On my way out of the stadium, I high-fived every person wearing red that I passed. Speaking from experience, it’s not easy to root, root, root for the road team, and anyone who’s chosen to remain a long-distance fan instead of blindly pledging allegiance to the nearest team deserved a hat-tip.
For what it’s worth, including spring training, the Reds’ record during games I’ve attended this year is now a respectable 5-4. While I’m tempted to quit while I’m ahead, I’ll likely catch the finale of their series in San Diego early next month. I don’t make the drive every season, but I can’t remember the last time I saw the Reds win at Petco Park, so hopefully their West Coast good fortune will continue a bit longer.

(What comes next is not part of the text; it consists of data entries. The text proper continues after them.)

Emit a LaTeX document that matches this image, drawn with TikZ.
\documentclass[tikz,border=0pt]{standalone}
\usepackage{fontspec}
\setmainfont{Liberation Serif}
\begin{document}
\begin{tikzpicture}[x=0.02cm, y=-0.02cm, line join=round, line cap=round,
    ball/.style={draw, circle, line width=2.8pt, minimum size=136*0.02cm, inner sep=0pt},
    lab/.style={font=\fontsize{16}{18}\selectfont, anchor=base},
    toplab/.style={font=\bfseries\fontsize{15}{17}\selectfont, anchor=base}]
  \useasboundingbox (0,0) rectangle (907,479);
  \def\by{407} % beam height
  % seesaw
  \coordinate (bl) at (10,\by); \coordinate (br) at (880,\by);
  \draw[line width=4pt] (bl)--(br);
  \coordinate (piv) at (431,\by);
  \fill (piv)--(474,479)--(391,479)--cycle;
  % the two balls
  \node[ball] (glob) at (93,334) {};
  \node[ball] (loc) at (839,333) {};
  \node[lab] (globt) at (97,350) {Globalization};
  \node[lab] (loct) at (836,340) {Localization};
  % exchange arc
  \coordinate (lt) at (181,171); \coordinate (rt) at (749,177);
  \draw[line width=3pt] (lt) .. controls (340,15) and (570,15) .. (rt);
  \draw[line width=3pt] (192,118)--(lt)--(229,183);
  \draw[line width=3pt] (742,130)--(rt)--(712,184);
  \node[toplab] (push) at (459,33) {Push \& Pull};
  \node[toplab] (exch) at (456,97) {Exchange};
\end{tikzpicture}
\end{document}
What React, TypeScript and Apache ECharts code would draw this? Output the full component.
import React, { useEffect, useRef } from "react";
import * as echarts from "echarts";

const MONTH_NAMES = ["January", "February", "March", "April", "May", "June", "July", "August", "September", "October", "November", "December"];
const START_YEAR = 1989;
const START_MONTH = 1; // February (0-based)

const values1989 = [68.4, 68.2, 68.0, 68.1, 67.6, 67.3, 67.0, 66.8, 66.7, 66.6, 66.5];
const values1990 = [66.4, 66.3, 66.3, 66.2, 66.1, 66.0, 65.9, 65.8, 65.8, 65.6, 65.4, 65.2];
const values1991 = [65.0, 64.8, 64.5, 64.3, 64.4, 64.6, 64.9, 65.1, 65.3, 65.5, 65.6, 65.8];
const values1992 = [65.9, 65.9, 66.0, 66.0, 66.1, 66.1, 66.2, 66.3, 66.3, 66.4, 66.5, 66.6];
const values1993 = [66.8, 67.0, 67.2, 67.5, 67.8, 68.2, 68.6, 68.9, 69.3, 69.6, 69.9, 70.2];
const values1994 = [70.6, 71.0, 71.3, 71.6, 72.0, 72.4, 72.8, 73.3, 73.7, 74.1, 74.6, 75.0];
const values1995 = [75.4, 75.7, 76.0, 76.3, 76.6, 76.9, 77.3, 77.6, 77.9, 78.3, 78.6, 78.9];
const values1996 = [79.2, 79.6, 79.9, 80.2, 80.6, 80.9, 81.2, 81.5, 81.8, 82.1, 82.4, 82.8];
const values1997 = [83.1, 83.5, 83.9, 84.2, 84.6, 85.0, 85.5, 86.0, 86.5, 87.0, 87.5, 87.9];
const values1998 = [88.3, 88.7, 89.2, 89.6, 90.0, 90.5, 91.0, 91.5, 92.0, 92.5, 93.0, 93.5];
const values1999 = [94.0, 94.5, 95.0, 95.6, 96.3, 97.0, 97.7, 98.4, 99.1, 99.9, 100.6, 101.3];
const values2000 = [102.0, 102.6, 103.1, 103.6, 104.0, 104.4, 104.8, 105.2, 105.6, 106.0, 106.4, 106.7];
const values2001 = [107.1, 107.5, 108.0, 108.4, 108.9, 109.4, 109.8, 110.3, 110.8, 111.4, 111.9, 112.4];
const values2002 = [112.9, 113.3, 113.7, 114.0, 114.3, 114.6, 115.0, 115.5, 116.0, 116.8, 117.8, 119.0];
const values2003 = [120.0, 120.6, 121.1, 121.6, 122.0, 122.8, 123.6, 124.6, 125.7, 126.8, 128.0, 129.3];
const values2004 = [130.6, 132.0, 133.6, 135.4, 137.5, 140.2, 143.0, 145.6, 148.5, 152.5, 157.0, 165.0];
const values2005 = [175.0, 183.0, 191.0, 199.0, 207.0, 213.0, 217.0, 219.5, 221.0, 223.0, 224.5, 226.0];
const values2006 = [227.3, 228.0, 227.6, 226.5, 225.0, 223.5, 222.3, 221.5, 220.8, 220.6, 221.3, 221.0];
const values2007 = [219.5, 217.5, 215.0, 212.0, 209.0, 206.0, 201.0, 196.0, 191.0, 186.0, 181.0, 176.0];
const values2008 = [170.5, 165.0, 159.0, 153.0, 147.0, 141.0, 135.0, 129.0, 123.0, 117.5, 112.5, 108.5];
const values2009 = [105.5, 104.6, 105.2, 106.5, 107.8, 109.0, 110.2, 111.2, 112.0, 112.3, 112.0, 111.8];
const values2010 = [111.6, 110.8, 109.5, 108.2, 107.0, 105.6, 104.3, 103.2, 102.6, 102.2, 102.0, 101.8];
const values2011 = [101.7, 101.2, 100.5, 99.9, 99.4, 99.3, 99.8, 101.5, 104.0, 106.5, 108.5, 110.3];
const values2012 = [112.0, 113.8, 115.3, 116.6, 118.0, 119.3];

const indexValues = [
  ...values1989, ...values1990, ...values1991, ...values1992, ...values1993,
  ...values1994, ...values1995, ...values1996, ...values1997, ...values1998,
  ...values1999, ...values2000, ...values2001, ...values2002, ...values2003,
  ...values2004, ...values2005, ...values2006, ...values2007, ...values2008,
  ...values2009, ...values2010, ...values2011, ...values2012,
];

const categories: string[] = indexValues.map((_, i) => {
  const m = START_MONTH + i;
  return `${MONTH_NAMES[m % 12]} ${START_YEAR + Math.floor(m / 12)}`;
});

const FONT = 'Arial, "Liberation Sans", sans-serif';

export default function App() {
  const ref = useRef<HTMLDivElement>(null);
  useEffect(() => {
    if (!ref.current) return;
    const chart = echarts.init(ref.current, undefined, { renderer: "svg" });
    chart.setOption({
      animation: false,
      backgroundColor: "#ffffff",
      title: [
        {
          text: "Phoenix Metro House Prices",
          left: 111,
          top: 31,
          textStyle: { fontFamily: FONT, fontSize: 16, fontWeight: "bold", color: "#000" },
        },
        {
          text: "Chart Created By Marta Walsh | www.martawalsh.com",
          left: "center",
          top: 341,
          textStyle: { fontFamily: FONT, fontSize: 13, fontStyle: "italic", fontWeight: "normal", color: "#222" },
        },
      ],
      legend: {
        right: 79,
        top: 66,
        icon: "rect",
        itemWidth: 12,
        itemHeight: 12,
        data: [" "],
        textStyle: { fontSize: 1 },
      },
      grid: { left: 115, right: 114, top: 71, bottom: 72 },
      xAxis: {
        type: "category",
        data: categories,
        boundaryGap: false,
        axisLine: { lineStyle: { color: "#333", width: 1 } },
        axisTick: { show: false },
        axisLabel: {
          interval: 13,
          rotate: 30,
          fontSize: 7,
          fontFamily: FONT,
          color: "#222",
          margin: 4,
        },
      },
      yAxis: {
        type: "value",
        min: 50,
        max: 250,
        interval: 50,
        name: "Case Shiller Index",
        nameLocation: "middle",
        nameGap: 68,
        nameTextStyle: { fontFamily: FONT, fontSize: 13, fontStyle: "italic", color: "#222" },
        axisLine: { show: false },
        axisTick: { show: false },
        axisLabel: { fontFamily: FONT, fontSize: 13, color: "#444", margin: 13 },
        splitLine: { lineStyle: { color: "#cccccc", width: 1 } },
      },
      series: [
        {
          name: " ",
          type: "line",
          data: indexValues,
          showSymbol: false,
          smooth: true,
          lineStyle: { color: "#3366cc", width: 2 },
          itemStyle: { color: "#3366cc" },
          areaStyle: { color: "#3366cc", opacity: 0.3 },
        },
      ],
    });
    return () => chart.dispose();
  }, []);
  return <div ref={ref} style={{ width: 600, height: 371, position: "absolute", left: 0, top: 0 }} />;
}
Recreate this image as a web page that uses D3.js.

Then again, maybe luck doesn’t have anything to do with it. The team I saw this weekend looked nothing like the inept, bumbling squad with a dumpster-fire bullpen that I saw drop three games at home last month. Granted, a six-game winning streak is a small sample size from which to draw conclusions, but if nothing else, it’s given us a glimpse of what might be within closer reach than what April led us to believe. We’re not out of the woods yet, of course, but perhaps we’re not as lost as we feared.